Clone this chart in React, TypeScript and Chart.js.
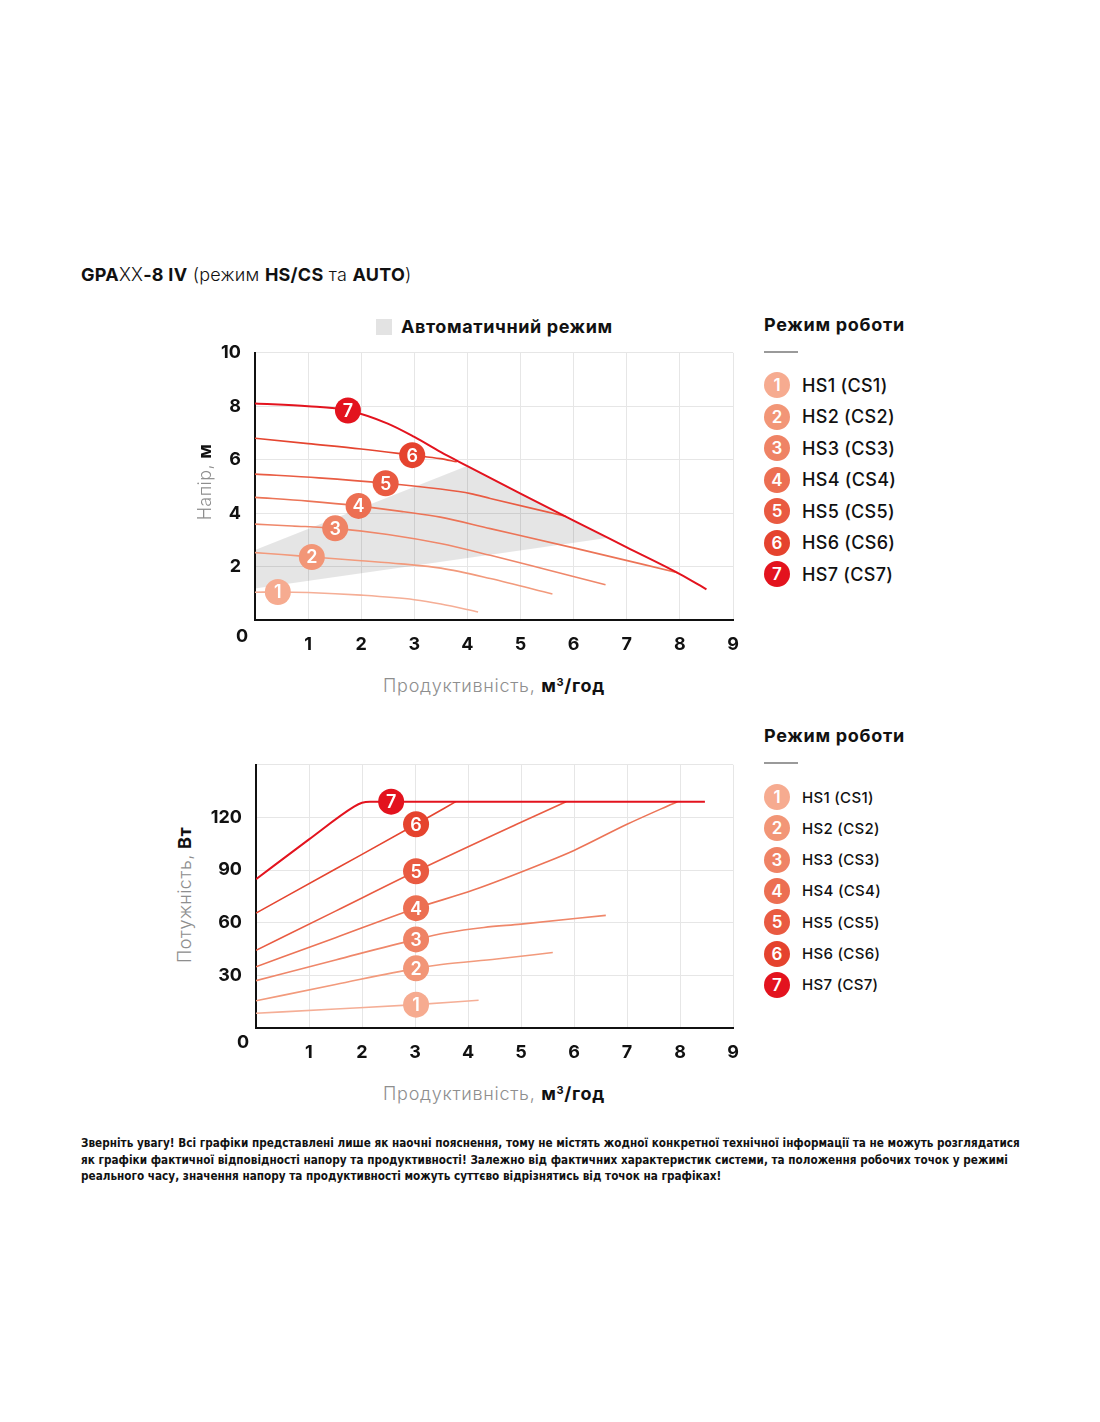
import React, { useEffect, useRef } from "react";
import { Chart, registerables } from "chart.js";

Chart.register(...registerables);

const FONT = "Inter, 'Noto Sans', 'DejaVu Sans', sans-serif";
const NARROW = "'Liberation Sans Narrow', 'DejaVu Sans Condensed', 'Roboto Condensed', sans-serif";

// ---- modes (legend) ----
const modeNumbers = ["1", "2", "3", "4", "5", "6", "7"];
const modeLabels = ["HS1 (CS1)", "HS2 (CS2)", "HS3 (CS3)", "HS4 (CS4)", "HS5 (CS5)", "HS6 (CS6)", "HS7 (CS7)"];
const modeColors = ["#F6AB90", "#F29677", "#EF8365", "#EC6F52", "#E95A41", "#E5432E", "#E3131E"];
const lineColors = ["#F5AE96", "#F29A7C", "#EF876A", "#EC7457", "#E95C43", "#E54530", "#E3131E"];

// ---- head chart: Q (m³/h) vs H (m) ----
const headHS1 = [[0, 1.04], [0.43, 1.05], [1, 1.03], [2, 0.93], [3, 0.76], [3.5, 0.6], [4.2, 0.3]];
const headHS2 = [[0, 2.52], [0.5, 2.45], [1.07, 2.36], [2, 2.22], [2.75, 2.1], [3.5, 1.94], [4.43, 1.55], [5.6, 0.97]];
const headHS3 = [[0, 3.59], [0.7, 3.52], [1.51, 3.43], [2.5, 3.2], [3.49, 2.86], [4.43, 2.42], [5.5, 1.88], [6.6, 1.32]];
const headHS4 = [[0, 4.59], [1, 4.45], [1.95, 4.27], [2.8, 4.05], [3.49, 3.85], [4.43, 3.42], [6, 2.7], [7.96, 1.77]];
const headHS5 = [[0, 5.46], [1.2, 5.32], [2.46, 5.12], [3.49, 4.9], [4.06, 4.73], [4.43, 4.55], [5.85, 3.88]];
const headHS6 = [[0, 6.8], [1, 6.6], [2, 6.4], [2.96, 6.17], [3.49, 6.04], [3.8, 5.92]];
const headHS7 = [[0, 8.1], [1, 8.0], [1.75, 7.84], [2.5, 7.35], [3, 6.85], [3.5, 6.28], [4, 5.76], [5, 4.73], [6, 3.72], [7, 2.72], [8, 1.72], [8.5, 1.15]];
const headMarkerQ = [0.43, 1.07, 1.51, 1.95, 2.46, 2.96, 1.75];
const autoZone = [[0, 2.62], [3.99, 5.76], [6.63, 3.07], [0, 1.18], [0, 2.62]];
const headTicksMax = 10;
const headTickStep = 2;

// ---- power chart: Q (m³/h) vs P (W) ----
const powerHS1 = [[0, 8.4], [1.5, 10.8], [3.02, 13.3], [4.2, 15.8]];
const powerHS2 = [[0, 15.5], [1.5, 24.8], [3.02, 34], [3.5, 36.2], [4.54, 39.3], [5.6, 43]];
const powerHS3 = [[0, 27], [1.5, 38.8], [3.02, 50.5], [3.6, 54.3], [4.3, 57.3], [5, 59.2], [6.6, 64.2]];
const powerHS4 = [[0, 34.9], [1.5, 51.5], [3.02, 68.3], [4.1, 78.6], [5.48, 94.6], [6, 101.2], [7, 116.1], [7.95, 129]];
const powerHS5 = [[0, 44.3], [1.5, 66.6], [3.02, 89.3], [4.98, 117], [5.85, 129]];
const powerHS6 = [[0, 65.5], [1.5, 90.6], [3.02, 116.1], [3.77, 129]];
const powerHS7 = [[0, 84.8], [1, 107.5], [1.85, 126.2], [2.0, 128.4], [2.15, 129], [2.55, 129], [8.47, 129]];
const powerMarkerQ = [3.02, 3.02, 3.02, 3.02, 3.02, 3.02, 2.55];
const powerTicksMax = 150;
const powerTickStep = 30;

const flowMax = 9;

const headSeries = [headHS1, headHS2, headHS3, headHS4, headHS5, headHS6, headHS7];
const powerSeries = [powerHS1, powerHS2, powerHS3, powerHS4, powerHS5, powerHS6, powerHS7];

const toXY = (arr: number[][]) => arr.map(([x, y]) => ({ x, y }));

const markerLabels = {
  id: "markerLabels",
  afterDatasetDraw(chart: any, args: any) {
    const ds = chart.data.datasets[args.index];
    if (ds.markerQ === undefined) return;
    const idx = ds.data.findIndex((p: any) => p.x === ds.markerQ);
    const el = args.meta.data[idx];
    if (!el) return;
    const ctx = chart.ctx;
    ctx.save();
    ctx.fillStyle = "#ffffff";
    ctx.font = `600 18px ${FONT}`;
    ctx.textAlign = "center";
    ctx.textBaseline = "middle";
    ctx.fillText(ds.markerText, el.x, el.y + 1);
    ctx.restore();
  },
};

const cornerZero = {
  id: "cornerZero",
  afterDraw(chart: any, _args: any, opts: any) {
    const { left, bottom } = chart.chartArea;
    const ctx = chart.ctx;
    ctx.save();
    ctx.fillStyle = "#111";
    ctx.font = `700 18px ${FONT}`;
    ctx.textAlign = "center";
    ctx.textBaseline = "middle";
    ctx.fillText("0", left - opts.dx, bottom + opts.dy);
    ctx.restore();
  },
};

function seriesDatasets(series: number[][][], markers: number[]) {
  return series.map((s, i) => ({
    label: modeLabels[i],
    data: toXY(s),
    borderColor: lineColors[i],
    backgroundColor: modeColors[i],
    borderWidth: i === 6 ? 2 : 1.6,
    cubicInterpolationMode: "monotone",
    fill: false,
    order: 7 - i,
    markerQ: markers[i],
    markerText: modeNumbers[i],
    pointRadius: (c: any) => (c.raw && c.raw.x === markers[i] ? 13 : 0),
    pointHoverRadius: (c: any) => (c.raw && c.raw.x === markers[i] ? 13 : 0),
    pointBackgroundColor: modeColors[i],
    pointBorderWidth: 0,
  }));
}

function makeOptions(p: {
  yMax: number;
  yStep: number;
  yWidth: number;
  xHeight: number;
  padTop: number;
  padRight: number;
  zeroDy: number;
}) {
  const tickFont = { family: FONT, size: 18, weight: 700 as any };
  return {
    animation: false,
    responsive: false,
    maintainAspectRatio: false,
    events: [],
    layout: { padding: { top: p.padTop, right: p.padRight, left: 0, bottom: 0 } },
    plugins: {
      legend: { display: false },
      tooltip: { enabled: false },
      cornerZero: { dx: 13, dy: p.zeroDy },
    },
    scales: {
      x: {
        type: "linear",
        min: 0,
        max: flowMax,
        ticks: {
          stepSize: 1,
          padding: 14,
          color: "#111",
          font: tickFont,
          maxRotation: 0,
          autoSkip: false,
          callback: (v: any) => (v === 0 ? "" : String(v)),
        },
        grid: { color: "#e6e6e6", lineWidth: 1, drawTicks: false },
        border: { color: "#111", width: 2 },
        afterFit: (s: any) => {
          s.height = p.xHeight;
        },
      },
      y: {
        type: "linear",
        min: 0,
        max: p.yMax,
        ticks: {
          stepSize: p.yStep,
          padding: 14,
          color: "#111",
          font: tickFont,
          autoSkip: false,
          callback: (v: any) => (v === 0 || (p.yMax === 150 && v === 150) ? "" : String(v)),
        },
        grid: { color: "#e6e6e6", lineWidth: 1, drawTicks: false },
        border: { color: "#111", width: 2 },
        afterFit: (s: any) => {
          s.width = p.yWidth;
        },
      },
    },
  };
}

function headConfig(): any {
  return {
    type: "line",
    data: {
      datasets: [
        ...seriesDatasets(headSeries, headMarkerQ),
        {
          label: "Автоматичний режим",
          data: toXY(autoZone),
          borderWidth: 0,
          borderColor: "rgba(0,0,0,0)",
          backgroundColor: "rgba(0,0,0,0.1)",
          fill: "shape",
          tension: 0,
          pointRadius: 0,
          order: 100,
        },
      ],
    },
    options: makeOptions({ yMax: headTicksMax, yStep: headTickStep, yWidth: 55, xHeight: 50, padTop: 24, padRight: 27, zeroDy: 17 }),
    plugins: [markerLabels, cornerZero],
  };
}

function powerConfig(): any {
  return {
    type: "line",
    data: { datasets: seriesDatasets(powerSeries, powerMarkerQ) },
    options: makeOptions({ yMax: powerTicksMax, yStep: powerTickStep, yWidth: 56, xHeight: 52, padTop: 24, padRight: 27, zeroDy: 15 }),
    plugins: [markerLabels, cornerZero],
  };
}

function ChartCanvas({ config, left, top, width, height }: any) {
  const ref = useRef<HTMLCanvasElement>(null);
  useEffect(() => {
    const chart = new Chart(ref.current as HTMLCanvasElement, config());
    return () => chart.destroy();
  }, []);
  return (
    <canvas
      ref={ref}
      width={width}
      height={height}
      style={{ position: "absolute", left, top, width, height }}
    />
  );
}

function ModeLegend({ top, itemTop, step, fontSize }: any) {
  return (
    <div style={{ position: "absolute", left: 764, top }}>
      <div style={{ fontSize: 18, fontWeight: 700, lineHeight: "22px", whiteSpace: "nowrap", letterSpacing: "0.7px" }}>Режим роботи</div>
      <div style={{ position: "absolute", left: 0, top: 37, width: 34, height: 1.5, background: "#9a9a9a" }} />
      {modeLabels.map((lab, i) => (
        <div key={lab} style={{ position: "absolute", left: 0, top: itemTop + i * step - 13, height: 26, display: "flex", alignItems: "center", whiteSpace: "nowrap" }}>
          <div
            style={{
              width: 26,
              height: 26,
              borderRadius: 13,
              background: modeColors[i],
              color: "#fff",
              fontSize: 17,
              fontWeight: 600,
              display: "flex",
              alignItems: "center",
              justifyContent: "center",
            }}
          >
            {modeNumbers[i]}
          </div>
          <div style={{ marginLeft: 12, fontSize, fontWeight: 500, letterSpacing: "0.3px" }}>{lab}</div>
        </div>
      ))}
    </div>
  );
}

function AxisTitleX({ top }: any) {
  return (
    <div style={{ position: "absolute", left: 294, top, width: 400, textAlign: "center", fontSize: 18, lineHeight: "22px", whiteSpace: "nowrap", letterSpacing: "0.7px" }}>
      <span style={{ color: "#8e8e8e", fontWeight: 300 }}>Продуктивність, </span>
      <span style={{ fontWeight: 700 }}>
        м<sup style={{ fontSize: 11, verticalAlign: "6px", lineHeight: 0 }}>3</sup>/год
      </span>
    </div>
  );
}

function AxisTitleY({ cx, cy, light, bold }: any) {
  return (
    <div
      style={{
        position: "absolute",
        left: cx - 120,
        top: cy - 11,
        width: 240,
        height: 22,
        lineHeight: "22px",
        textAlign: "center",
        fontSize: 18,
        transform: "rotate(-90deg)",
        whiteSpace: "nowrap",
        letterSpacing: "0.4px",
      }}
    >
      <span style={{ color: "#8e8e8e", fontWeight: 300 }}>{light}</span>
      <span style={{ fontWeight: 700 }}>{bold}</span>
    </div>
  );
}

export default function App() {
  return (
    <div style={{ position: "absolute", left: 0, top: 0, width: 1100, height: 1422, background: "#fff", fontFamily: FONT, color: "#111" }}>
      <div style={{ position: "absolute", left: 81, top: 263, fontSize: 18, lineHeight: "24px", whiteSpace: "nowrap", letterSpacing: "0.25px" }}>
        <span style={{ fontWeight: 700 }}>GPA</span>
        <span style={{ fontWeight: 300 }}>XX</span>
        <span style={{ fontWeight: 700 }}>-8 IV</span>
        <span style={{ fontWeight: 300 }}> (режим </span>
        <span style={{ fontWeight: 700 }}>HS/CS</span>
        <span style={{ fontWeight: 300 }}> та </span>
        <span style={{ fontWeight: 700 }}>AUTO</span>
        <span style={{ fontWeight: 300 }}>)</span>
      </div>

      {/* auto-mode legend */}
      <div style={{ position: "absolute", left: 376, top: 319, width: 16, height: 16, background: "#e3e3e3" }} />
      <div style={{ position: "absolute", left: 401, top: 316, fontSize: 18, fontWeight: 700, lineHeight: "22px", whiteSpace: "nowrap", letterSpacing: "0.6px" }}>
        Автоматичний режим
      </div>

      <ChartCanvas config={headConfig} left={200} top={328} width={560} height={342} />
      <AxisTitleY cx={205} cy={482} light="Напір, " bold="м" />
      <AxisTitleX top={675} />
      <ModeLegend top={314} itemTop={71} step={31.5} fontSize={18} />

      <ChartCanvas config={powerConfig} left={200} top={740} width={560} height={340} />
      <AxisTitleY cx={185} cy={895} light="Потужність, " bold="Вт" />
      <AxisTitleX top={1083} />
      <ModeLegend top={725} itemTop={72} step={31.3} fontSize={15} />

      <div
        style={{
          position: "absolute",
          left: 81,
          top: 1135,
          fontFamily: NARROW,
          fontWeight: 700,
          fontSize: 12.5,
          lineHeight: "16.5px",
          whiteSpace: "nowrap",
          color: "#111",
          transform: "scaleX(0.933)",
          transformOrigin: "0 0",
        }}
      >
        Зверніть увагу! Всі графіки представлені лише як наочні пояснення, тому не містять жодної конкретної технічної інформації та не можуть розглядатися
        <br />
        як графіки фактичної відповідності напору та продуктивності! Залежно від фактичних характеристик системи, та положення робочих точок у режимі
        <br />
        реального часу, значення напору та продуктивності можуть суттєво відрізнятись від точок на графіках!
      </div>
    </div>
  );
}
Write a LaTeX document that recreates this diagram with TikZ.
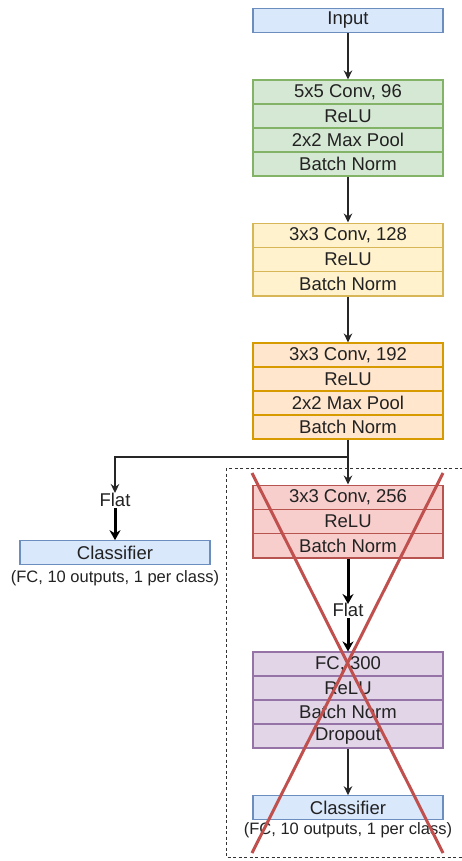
- - - - -
• **TASK DIRECTIONS**: Repeat only the lines between the top of the entries above and the line containing "Sans Narrow', 'DejaVu", both ends included, without the pictures.

• **EXERCISE SOLUTION**:
Clone this chart in React, TypeScript and Chart.js.
import React, { useEffect, useRef } from "react";
import { Chart, registerables } from "chart.js";

Chart.register(...registerables);

const FONT = "Inter, 'Noto Sans', 'DejaVu Sans', sans-serif";
const NARROW = "'Liberation Sans Narrow', 'DejaVu Sans Condensed', 'Roboto Condensed', sans-serif";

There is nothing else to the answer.